Bitmesi gerekene sımsıkı tutunur insan, başlaması gerekene de direnç gösterir, başlangıçlar korkutur bazen. Oysa ki yol seni çağırmaktadır. Yapman gereken şey yoluna çıkana rıza göstermek, adım atmak, düşmeden, düşünce tekrar kalkarak bu yolu yürümek.Sımsıkı tutunmak kaybetmene mani değil...uzak durmak da öyle..Giden gider tutamazsın, kalan kalır, git diyemezsin.Çeliskiler yumagıdır insan. Kendini çözer bir bir yaşadıkça, yaş aldıkça. Kendini bulman için, kaybetmen gerek...
Uçmak için gökyüzü, yürümek için yol gerekir. Özgür ruhlar ancak en doğru karaları alabilir. En azından seçimi ile iyi veya kötü barışıktır.
Denizin parıltılı olması şeffaflığından gelir. Güneş sadece parıltısını görkemli hale getirir. Güneş olmadığı zamanlarda da gökyüzünün seyrine göre yansıtır ışığını, günün değişik vakitlerinde.
Yeryüzünün gökyüzüne yansıması simetrisi ise, özgür seffaflığın bir neticesidir. Ruhumuzda inşa edilen özgürlük içindeki güzelliklerin hayatımıza yansımasına öncülük eder, imkan tanır. Sanatla, yaşamla, emek emek güzelleştirir dünyayı.
Yazıyı kalem yazar, mürekkebi ruhtur...Rengini ruhunun engin denizlerden alır.
Resmi yapan fırça ise de, seçtiğin renklerin ahengi, ruhun en yeşil vadilerinden kopup gelen çiçeklerle musemmâdır. Açık denizlerden çıkıp gelen bir gemi için anlamlıdır, demir atmak.
Özgürlük insana bahsedilmiş, gerekli görülmüş en fitrî lütuflardan biridir. Ekmek gibi, hava gibi, su gibi...Özgürlük de, ruhumuzun yaşam alanı için olmazsa olmazımızdır.
Özgürlük sorumluluk almamak değil, bilakis sorumluluklarımızı sevgiyle bağrımıza basmak, en hakiki şekilde, en özge halimizle yaratılışımızdaki farklılığın güzelliklerini ortaya koyabilmektir.
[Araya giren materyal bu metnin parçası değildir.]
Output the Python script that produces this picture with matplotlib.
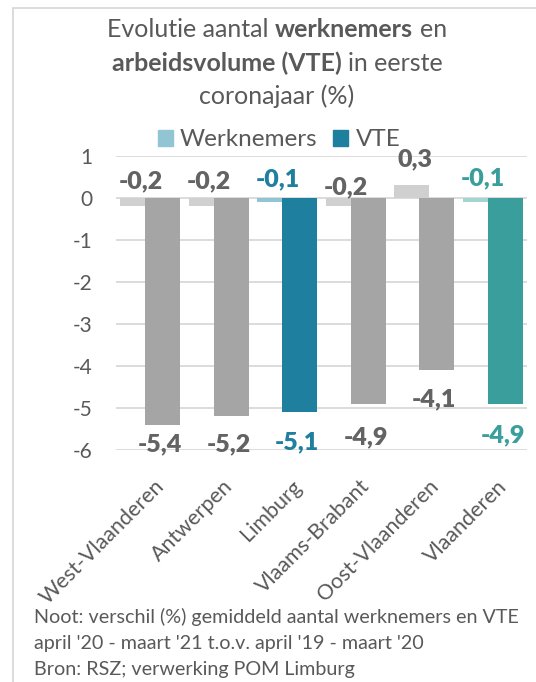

Sevdiklerinin sevginde muteber olabilmesi için de onların özgürce kendi kanatlariyla uçmasını izlemen gerek, bu gönül yüceliğini göstermek sana vefa olarak geri dönecektir...Yüce Yaradan bizi irademizle hür bırakmış iken, biz kendimizi neden prangalariz ki, sevdiklerimizi hâ kezâ...kaybetmemek için kendimizi sevdiklerimizi öyle değil mi? Tutsak etmek kendimize ve sevdiklerimize haksızlık diye düşünüyorum.Babami çok sevmemin nedenlerinden biri de budur...Her zaman fikirlerime yapmak istediklerime açık oluşu, sana güveniyorum demesi...bu tutum nereye gidersem gideyim, onun bir liman olduğu gerçeğini değiştirmedi. Rabbimiz de bizi seviyor özgür bırakıyor bir baba gibi tembihlerini yaparak sana güveniyorum diyor, o gayreti çabayı sende görmek istiyor. Oysaki bilmiyor mu? biliyor, en büyük limanın kendisi olduğunu, sadece senin özgür iradenle eninde sonunda O'na sığınman; O'na dönüşünü kıymetli kılıyor.